- _TASK GOAL_: Copy the records below exactly, leaving out any pictures.
— START LISTED ENTRIES —
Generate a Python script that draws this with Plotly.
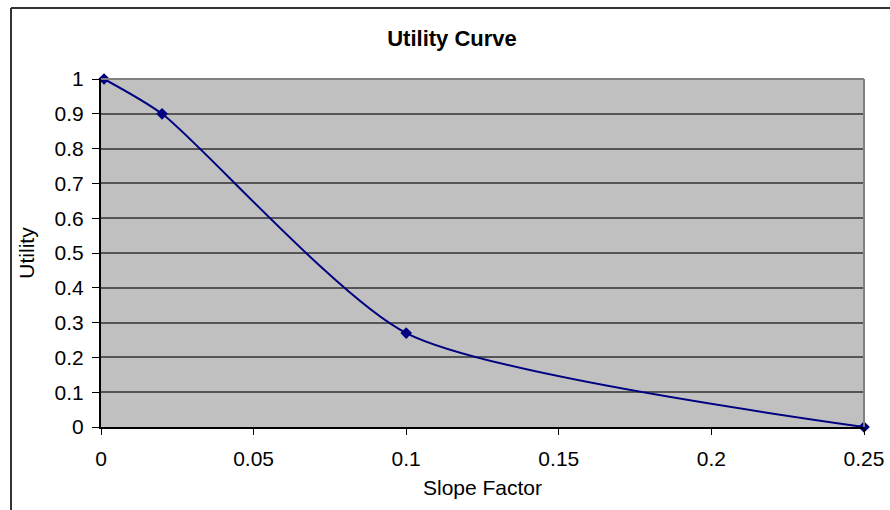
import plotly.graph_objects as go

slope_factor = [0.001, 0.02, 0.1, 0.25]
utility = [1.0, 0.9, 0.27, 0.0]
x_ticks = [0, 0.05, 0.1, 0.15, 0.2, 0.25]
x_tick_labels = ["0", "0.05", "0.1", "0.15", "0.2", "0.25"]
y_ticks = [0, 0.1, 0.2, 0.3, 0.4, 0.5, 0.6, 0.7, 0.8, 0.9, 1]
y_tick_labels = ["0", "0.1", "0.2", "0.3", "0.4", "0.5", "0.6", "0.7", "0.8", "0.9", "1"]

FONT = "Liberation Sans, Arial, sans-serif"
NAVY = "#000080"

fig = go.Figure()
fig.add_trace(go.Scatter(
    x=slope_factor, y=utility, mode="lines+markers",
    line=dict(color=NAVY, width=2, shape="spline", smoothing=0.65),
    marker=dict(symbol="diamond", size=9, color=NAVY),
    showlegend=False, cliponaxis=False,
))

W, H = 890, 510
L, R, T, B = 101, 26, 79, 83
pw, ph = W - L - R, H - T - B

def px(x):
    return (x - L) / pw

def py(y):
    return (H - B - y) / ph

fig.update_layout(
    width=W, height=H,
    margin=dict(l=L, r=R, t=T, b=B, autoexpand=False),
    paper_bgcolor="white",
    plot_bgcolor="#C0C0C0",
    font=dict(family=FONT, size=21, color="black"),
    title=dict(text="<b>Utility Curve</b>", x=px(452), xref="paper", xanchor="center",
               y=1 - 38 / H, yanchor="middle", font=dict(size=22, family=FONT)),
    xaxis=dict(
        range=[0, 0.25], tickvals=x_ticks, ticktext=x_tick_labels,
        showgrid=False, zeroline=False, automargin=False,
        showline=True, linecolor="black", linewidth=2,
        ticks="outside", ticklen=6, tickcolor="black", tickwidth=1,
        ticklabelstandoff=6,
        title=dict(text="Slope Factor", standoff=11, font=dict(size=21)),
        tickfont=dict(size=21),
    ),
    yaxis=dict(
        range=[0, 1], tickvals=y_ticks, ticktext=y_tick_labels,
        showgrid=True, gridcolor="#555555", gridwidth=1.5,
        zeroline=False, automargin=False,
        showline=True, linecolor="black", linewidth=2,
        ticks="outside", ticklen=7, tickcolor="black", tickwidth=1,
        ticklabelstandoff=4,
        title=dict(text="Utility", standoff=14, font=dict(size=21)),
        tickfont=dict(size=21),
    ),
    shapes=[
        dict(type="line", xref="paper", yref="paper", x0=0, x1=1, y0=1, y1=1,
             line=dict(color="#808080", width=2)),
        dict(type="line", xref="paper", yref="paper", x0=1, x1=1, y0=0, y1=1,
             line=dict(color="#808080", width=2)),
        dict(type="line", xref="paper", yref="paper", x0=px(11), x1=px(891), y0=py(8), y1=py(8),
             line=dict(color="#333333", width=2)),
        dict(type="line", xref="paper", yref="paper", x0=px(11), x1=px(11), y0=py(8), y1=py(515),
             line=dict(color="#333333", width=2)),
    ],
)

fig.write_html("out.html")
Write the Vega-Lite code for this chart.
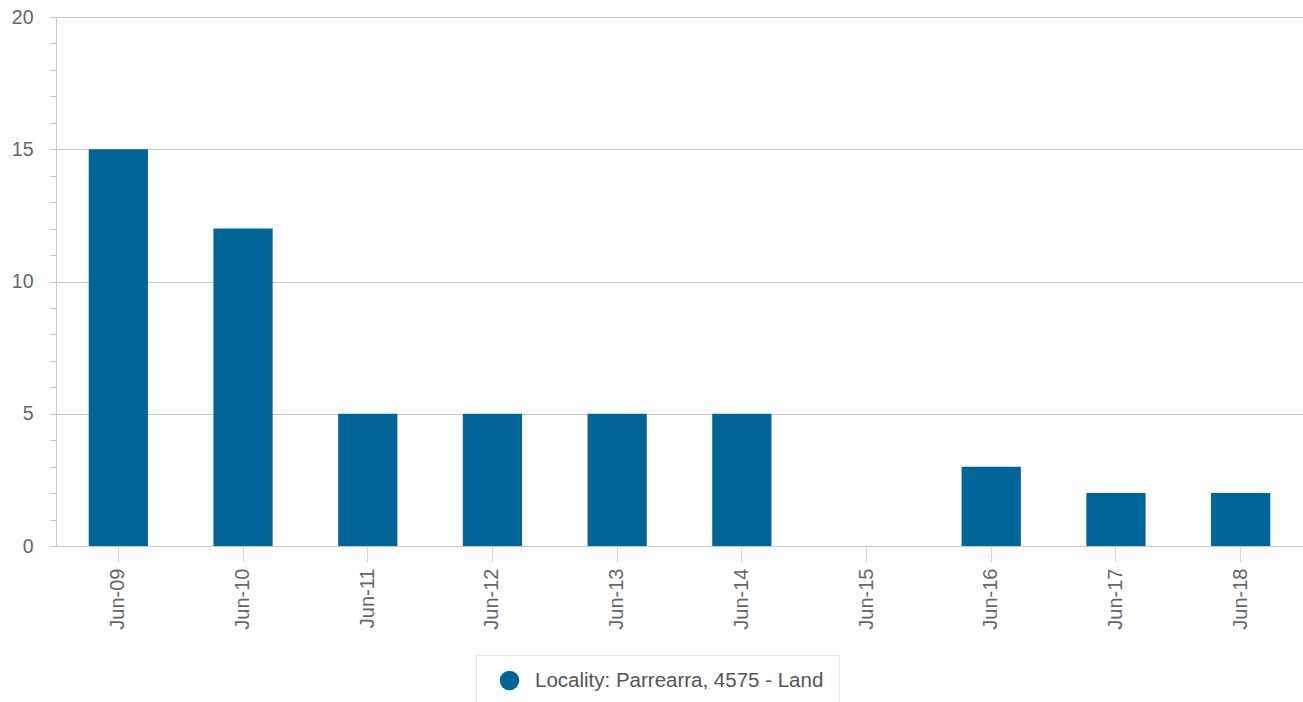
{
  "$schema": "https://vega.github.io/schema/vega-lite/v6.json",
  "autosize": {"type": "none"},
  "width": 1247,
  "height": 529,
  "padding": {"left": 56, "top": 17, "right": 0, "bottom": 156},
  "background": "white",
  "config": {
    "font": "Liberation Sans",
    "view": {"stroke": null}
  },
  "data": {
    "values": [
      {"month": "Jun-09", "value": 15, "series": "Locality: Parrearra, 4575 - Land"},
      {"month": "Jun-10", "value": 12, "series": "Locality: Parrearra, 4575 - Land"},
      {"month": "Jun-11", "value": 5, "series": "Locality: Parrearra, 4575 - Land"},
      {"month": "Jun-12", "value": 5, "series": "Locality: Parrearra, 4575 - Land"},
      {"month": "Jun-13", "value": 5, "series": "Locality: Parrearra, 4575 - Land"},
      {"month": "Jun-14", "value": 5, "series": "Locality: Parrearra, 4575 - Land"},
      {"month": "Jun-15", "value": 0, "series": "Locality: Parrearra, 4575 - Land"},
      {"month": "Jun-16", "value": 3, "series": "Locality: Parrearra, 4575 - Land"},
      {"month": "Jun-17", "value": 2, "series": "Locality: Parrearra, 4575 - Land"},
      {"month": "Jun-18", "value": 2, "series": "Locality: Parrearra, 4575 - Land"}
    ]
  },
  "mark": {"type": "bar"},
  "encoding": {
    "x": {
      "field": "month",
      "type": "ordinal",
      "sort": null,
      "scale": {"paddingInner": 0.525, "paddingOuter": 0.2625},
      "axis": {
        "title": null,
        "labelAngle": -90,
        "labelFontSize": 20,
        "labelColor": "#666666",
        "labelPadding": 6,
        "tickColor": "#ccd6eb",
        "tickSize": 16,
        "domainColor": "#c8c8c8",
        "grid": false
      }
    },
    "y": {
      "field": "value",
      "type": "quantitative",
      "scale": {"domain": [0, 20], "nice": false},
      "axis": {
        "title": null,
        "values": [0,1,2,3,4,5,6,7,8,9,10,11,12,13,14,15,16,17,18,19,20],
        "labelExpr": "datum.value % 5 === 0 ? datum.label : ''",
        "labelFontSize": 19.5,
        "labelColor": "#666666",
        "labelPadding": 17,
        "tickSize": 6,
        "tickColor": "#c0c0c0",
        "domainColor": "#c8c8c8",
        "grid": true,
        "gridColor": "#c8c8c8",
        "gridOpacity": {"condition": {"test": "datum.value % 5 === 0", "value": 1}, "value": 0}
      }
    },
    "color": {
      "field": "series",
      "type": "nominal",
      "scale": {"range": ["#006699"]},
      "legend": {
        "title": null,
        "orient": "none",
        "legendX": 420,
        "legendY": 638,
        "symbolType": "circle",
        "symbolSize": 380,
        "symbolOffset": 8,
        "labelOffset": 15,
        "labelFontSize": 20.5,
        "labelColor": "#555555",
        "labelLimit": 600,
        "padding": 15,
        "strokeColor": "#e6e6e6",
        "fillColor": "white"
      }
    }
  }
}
— END LISTED ENTRIES —
- _ANSWER BELOW_:
Generate a Python script that draws this with Plotly.
import plotly.graph_objects as go

slope_factor = [0.001, 0.02, 0.1, 0.25]
utility = [1.0, 0.9, 0.27, 0.0]
x_ticks = [0, 0.05, 0.1, 0.15, 0.2, 0.25]
x_tick_labels = ["0", "0.05", "0.1", "0.15", "0.2", "0.25"]
y_ticks = [0, 0.1, 0.2, 0.3, 0.4, 0.5, 0.6, 0.7, 0.8, 0.9, 1]
y_tick_labels = ["0", "0.1", "0.2", "0.3", "0.4", "0.5", "0.6", "0.7", "0.8", "0.9", "1"]

FONT = "Liberation Sans, Arial, sans-serif"
NAVY = "#000080"

fig = go.Figure()
fig.add_trace(go.Scatter(
    x=slope_factor, y=utility, mode="lines+markers",
    line=dict(color=NAVY, width=2, shape="spline", smoothing=0.65),
    marker=dict(symbol="diamond", size=9, color=NAVY),
    showlegend=False, cliponaxis=False,
))

W, H = 890, 510
L, R, T, B = 101, 26, 79, 83
pw, ph = W - L - R, H - T - B

def px(x):
    return (x - L) / pw

def py(y):
    return (H - B - y) / ph

fig.update_layout(
    width=W, height=H,
    margin=dict(l=L, r=R, t=T, b=B, autoexpand=False),
    paper_bgcolor="white",
    plot_bgcolor="#C0C0C0",
    font=dict(family=FONT, size=21, color="black"),
    title=dict(text="<b>Utility Curve</b>", x=px(452), xref="paper", xanchor="center",
               y=1 - 38 / H, yanchor="middle", font=dict(size=22, family=FONT)),
    xaxis=dict(
        range=[0, 0.25], tickvals=x_ticks, ticktext=x_tick_labels,
        showgrid=False, zeroline=False, automargin=False,
        showline=True, linecolor="black", linewidth=2,
        ticks="outside", ticklen=6, tickcolor="black", tickwidth=1,
        ticklabelstandoff=6,
        title=dict(text="Slope Factor", standoff=11, font=dict(size=21)),
        tickfont=dict(size=21),
    ),
    yaxis=dict(
        range=[0, 1], tickvals=y_ticks, ticktext=y_tick_labels,
        showgrid=True, gridcolor="#555555", gridwidth=1.5,
        zeroline=False, automargin=False,
        showline=True, linecolor="black", linewidth=2,
        ticks="outside", ticklen=7, tickcolor="black", tickwidth=1,
        ticklabelstandoff=4,
        title=dict(text="Utility", standoff=14, font=dict(size=21)),
        tickfont=dict(size=21),
    ),
    shapes=[
        dict(type="line", xref="paper", yref="paper", x0=0, x1=1, y0=1, y1=1,
             line=dict(color="#808080", width=2)),
        dict(type="line", xref="paper", yref="paper", x0=1, x1=1, y0=0, y1=1,
             line=dict(color="#808080", width=2)),
        dict(type="line", xref="paper", yref="paper", x0=px(11), x1=px(891), y0=py(8), y1=py(8),
             line=dict(color="#333333", width=2)),
        dict(type="line", xref="paper", yref="paper", x0=px(11), x1=px(11), y0=py(8), y1=py(515),
             line=dict(color="#333333", width=2)),
    ],
)

fig.write_html("out.html")
Write the Vega-Lite code for this chart.
{
  "$schema": "https://vega.github.io/schema/vega-lite/v6.json",
  "autosize": {"type": "none"},
  "width": 1247,
  "height": 529,
  "padding": {"left": 56, "top": 17, "right": 0, "bottom": 156},
  "background": "white",
  "config": {
    "font": "Liberation Sans",
    "view": {"stroke": null}
  },
  "data": {
    "values": [
      {"month": "Jun-09", "value": 15, "series": "Locality: Parrearra, 4575 - Land"},
      {"month": "Jun-10", "value": 12, "series": "Locality: Parrearra, 4575 - Land"},
      {"month": "Jun-11", "value": 5, "series": "Locality: Parrearra, 4575 - Land"},
      {"month": "Jun-12", "value": 5, "series": "Locality: Parrearra, 4575 - Land"},
      {"month": "Jun-13", "value": 5, "series": "Locality: Parrearra, 4575 - Land"},
      {"month": "Jun-14", "value": 5, "series": "Locality: Parrearra, 4575 - Land"},
      {"month": "Jun-15", "value": 0, "series": "Locality: Parrearra, 4575 - Land"},
      {"month": "Jun-16", "value": 3, "series": "Locality: Parrearra, 4575 - Land"},
      {"month": "Jun-17", "value": 2, "series": "Locality: Parrearra, 4575 - Land"},
      {"month": "Jun-18", "value": 2, "series": "Locality: Parrearra, 4575 - Land"}
    ]
  },
  "mark": {"type": "bar"},
  "encoding": {
    "x": {
      "field": "month",
      "type": "ordinal",
      "sort": null,
      "scale": {"paddingInner": 0.525, "paddingOuter": 0.2625},
      "axis": {
        "title": null,
        "labelAngle": -90,
        "labelFontSize": 20,
        "labelColor": "#666666",
        "labelPadding": 6,
        "tickColor": "#ccd6eb",
        "tickSize": 16,
        "domainColor": "#c8c8c8",
        "grid": false
      }
    },
    "y": {
      "field": "value",
      "type": "quantitative",
      "scale": {"domain": [0, 20], "nice": false},
      "axis": {
        "title": null,
        "values": [0,1,2,3,4,5,6,7,8,9,10,11,12,13,14,15,16,17,18,19,20],
        "labelExpr": "datum.value % 5 === 0 ? datum.label : ''",
        "labelFontSize": 19.5,
        "labelColor": "#666666",
        "labelPadding": 17,
        "tickSize": 6,
        "tickColor": "#c0c0c0",
        "domainColor": "#c8c8c8",
        "grid": true,
        "gridColor": "#c8c8c8",
        "gridOpacity": {"condition": {"test": "datum.value % 5 === 0", "value": 1}, "value": 0}
      }
    },
    "color": {
      "field": "series",
      "type": "nominal",
      "scale": {"range": ["#006699"]},
      "legend": {
        "title": null,
        "orient": "none",
        "legendX": 420,
        "legendY": 638,
        "symbolType": "circle",
        "symbolSize": 380,
        "symbolOffset": 8,
        "labelOffset": 15,
        "labelFontSize": 20.5,
        "labelColor": "#555555",
        "labelLimit": 600,
        "padding": 15,
        "strokeColor": "#e6e6e6",
        "fillColor": "white"
      }
    }
  }
}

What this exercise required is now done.